- [WHAT YOU ARE ASKED TO DO]:
Copy out the listing that follows, exactly, without its pictures.

___ MATERIAL PROVIDED ___

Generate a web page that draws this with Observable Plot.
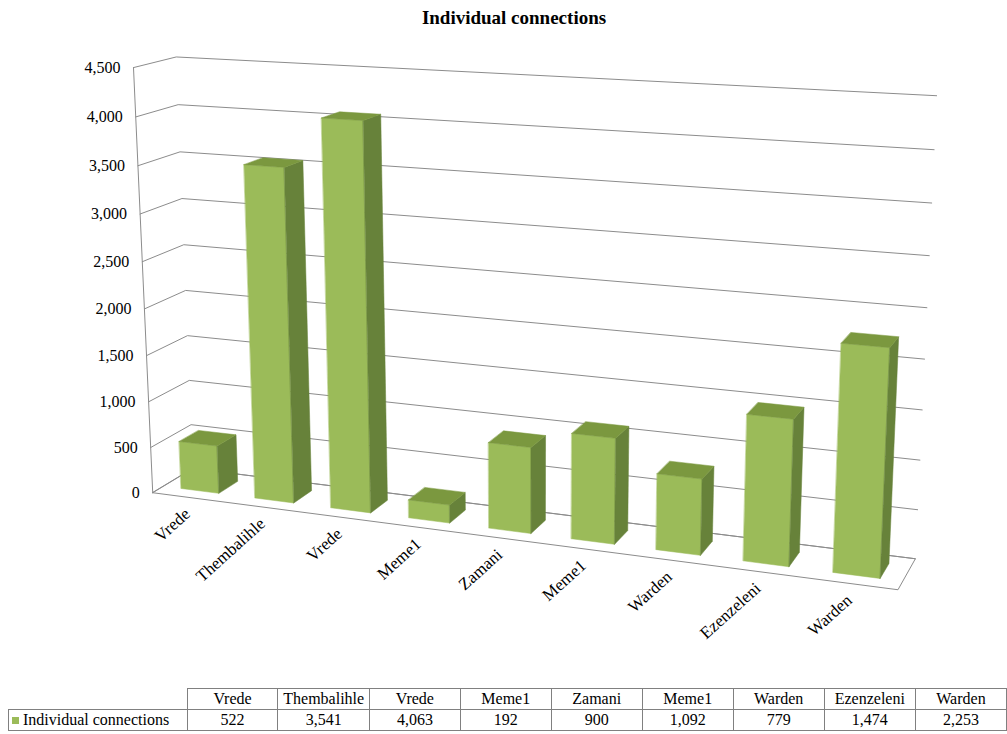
<!DOCTYPE html>
<html><head><meta charset="utf-8">
<script src="https://cdn.jsdelivr.net/npm/d3@7"></script>
<script src="https://cdn.jsdelivr.net/npm/@observablehq/plot@0.6"></script>
<style>
body{margin:0;background:#fff;font-family:"Liberation Serif",serif;overflow:hidden;width:1007px;height:734px;position:relative;}
#title{height:36px;line-height:36px;text-align:center;padding-left:21px;font-weight:bold;font-size:19px;color:#000;font-family:"Liberation Serif",serif;}
#chart{position:absolute;left:0;top:36px;}
#tbl{position:absolute;left:8px;top:688px;border-collapse:collapse;table-layout:fixed;font-size:16px;font-family:"Liberation Serif",serif;}
#tbl td{border:1px solid #808080;text-align:center;padding:0;height:20px;white-space:nowrap;overflow:hidden;font-family:"Liberation Serif",serif;}
#tbl td.blank{border:none;border-right:1px solid #808080;border-bottom:1px solid #808080;}
#tbl td.name{text-align:left;padding-left:3px;}
.key{display:inline-block;width:7px;height:7px;background:#9bbb59;margin-right:4px;vertical-align:1px;}
</style></head><body>
<div id="title">Individual connections</div>
<div id="chart"></div>
<table id="tbl"></table>
<script>
// ---- data ----
const categories = ["Vrede","Thembalihle","Vrede","Meme1","Zamani","Meme1","Warden","Ezenzeleni","Warden"];
const values = [522,3541,4063,192,900,1092,779,1474,2253];
const seriesName = "Individual connections";
const yTicks = [0,500,1000,1500,2000,2500,3000,3500,4000,4500];
const yMax = 4500;

// ---- 3D camera (layout): wall height, depth, yaw, pitch, distance, focal, centre x/y, bar width, bar depth range, roll ----
const camera = [5.12806, 0.98350, -0.36276, 0.24672, 24.29378, 2164.11145, 516.26997, 307.85265, 0.51438, 0.26245, 0.74845, -0.00190];
const N = categories.length;
function makeProj(p){
  const [Hw,D,th,ph,dist,f,cx,cy,,,,rl]=p;
  const c=Math.cos(th), s=Math.sin(th), cp=Math.cos(ph), sp=Math.sin(ph), cr=Math.cos(rl), sr=Math.sin(rl);
  return (X,v,Z)=>{
    const x=X-N/2, y=v/yMax*Hw-Hw/2, z=Z-D/2;
    const x1=x*c-z*s, z1=x*s+z*c;
    const y2=y*cp+z1*sp, z2=-y*sp+z1*cp+dist;
    const u=f*x1/z2, q=-f*y2/z2;
    return [cx+u*cr-q*sr, cy+u*sr+q*cr];
  };
}
const [Hw,D,,,,,,,barW,z0f,z1f] = camera;
const proj = makeProj(camera);
const TOP = 36;
const pt = (X,v,Z) => { const r = proj(X,v,Z); return {x:r[0], y:r[1]-TOP}; };

const grid = yTicks.flatMap(t => [pt(0,t,0), pt(0,t,D), pt(N,t,D)].map(p => ({...p, t})));
const axisLine = [pt(0,0,0), pt(0,yMax,0)];
const floor = [pt(0,0,0), pt(N,0,0), pt(N,0,D), pt(0,0,D)];
const FRONT="#9bbb59", SIDE="#67823a", TOPC="#7b983f";
const faces = [];
values.forEach((v,i)=>{
  const xl=i+0.5-barW/2, xr=i+0.5+barW/2, za=z0f*D, zb=z1f*D;
  const add=(id,col,pts)=>pts.forEach(p=>faces.push({...pt(...p), id:i+"-"+id, color:col}));
  add("f",FRONT,[[xl,0,za],[xr,0,za],[xr,v,za],[xl,v,za]]);
  add("s",SIDE,[[xr,0,za],[xr,0,zb],[xr,v,zb],[xr,v,za]]);
  add("t",TOPC,[[xl,v,za],[xr,v,za],[xr,v,zb],[xl,v,zb]]);
});
const tickLabels = yTicks.map(t => ({...pt(0,t,0), label: d3.format(",")(t)}));
const catLabels = categories.map((c,i) => ({...pt(i+0.5,0,0), label:c}));
const FF = "Liberation Serif";
const chart = Plot.plot({
  width:1007, height:648, margin:0,
  x:{type:"identity", axis:null}, y:{type:"identity", axis:null},
  color:{type:"identity"},
  style:{fontFamily:FF, background:"#fff"},
  marks:[
    Plot.line(floor,{x:"x",y:"y",curve:"linear-closed",stroke:"#8c8c8c",strokeWidth:1,fill:"#fff"}),
    Plot.line(grid,{x:"x",y:"y",z:"t",stroke:"#8c8c8c",strokeWidth:1}),
    Plot.line(axisLine,{x:"x",y:"y",stroke:"#8c8c8c",strokeWidth:1}),
    Plot.line(faces,{x:"x",y:"y",z:"id",fill:"color",stroke:"color",strokeWidth:0.5,curve:"linear-closed"}),
    Plot.text(tickLabels,{x:"x",y:"y",text:"label",textAnchor:"end",dx:-13,fontSize:16,fontFamily:FF,fill:"#000"}),
    Plot.text(catLabels,{x:"x",y:"y",text:"label",textAnchor:"end",rotate:-42,dx:-2,dy:14,fontSize:17,fontFamily:FF,fill:"#000"})
  ]
});
document.getElementById("chart").appendChild(chart);

// ---- data table ----
const tbl = d3.select("#tbl");
tbl.append("colgroup").selectAll("col").data([179,...categories.map(()=>91.7)]).join("col").style("width",d=>d+"px");
const hr = tbl.append("tr");
hr.append("td").attr("class","blank");
hr.selectAll("td.c").data(categories).join("td").attr("class","c").text(d=>d);
const dr = tbl.append("tr");
const nc = dr.append("td").attr("class","name");
nc.append("span").attr("class","key"); nc.append("span").text(seriesName);
dr.selectAll("td.v").data(values).join("td").attr("class","v").text(d=>d3.format(",")(d));
</script>
</body></html>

___

- [TASK OUTPUT]:
Generate a web page that draws this with Observable Plot.
<!DOCTYPE html>
<html><head><meta charset="utf-8">
<script src="https://cdn.jsdelivr.net/npm/d3@7"></script>
<script src="https://cdn.jsdelivr.net/npm/@observablehq/plot@0.6"></script>
<style>
body{margin:0;background:#fff;font-family:"Liberation Serif",serif;overflow:hidden;width:1007px;height:734px;position:relative;}
#title{height:36px;line-height:36px;text-align:center;padding-left:21px;font-weight:bold;font-size:19px;color:#000;font-family:"Liberation Serif",serif;}
#chart{position:absolute;left:0;top:36px;}
#tbl{position:absolute;left:8px;top:688px;border-collapse:collapse;table-layout:fixed;font-size:16px;font-family:"Liberation Serif",serif;}
#tbl td{border:1px solid #808080;text-align:center;padding:0;height:20px;white-space:nowrap;overflow:hidden;font-family:"Liberation Serif",serif;}
#tbl td.blank{border:none;border-right:1px solid #808080;border-bottom:1px solid #808080;}
#tbl td.name{text-align:left;padding-left:3px;}
.key{display:inline-block;width:7px;height:7px;background:#9bbb59;margin-right:4px;vertical-align:1px;}
</style></head><body>
<div id="title">Individual connections</div>
<div id="chart"></div>
<table id="tbl"></table>
<script>
// ---- data ----
const categories = ["Vrede","Thembalihle","Vrede","Meme1","Zamani","Meme1","Warden","Ezenzeleni","Warden"];
const values = [522,3541,4063,192,900,1092,779,1474,2253];
const seriesName = "Individual connections";
const yTicks = [0,500,1000,1500,2000,2500,3000,3500,4000,4500];
const yMax = 4500;

// ---- 3D camera (layout): wall height, depth, yaw, pitch, distance, focal, centre x/y, bar width, bar depth range, roll ----
const camera = [5.12806, 0.98350, -0.36276, 0.24672, 24.29378, 2164.11145, 516.26997, 307.85265, 0.51438, 0.26245, 0.74845, -0.00190];
const N = categories.length;
function makeProj(p){
  const [Hw,D,th,ph,dist,f,cx,cy,,,,rl]=p;
  const c=Math.cos(th), s=Math.sin(th), cp=Math.cos(ph), sp=Math.sin(ph), cr=Math.cos(rl), sr=Math.sin(rl);
  return (X,v,Z)=>{
    const x=X-N/2, y=v/yMax*Hw-Hw/2, z=Z-D/2;
    const x1=x*c-z*s, z1=x*s+z*c;
    const y2=y*cp+z1*sp, z2=-y*sp+z1*cp+dist;
    const u=f*x1/z2, q=-f*y2/z2;
    return [cx+u*cr-q*sr, cy+u*sr+q*cr];
  };
}
const [Hw,D,,,,,,,barW,z0f,z1f] = camera;
const proj = makeProj(camera);
const TOP = 36;
const pt = (X,v,Z) => { const r = proj(X,v,Z); return {x:r[0], y:r[1]-TOP}; };

const grid = yTicks.flatMap(t => [pt(0,t,0), pt(0,t,D), pt(N,t,D)].map(p => ({...p, t})));
const axisLine = [pt(0,0,0), pt(0,yMax,0)];
const floor = [pt(0,0,0), pt(N,0,0), pt(N,0,D), pt(0,0,D)];
const FRONT="#9bbb59", SIDE="#67823a", TOPC="#7b983f";
const faces = [];
values.forEach((v,i)=>{
  const xl=i+0.5-barW/2, xr=i+0.5+barW/2, za=z0f*D, zb=z1f*D;
  const add=(id,col,pts)=>pts.forEach(p=>faces.push({...pt(...p), id:i+"-"+id, color:col}));
  add("f",FRONT,[[xl,0,za],[xr,0,za],[xr,v,za],[xl,v,za]]);
  add("s",SIDE,[[xr,0,za],[xr,0,zb],[xr,v,zb],[xr,v,za]]);
  add("t",TOPC,[[xl,v,za],[xr,v,za],[xr,v,zb],[xl,v,zb]]);
});
const tickLabels = yTicks.map(t => ({...pt(0,t,0), label: d3.format(",")(t)}));
const catLabels = categories.map((c,i) => ({...pt(i+0.5,0,0), label:c}));
const FF = "Liberation Serif";
const chart = Plot.plot({
  width:1007, height:648, margin:0,
  x:{type:"identity", axis:null}, y:{type:"identity", axis:null},
  color:{type:"identity"},
  style:{fontFamily:FF, background:"#fff"},
  marks:[
    Plot.line(floor,{x:"x",y:"y",curve:"linear-closed",stroke:"#8c8c8c",strokeWidth:1,fill:"#fff"}),
    Plot.line(grid,{x:"x",y:"y",z:"t",stroke:"#8c8c8c",strokeWidth:1}),
    Plot.line(axisLine,{x:"x",y:"y",stroke:"#8c8c8c",strokeWidth:1}),
    Plot.line(faces,{x:"x",y:"y",z:"id",fill:"color",stroke:"color",strokeWidth:0.5,curve:"linear-closed"}),
    Plot.text(tickLabels,{x:"x",y:"y",text:"label",textAnchor:"end",dx:-13,fontSize:16,fontFamily:FF,fill:"#000"}),
    Plot.text(catLabels,{x:"x",y:"y",text:"label",textAnchor:"end",rotate:-42,dx:-2,dy:14,fontSize:17,fontFamily:FF,fill:"#000"})
  ]
});
document.getElementById("chart").appendChild(chart);

// ---- data table ----
const tbl = d3.select("#tbl");
tbl.append("colgroup").selectAll("col").data([179,...categories.map(()=>91.7)]).join("col").style("width",d=>d+"px");
const hr = tbl.append("tr");
hr.append("td").attr("class","blank");
hr.selectAll("td.c").data(categories).join("td").attr("class","c").text(d=>d);
const dr = tbl.append("tr");
const nc = dr.append("td").attr("class","name");
nc.append("span").attr("class","key"); nc.append("span").text(seriesName);
dr.selectAll("td.v").data(values).join("td").attr("class","v").text(d=>d3.format(",")(d));
</script>
</body></html>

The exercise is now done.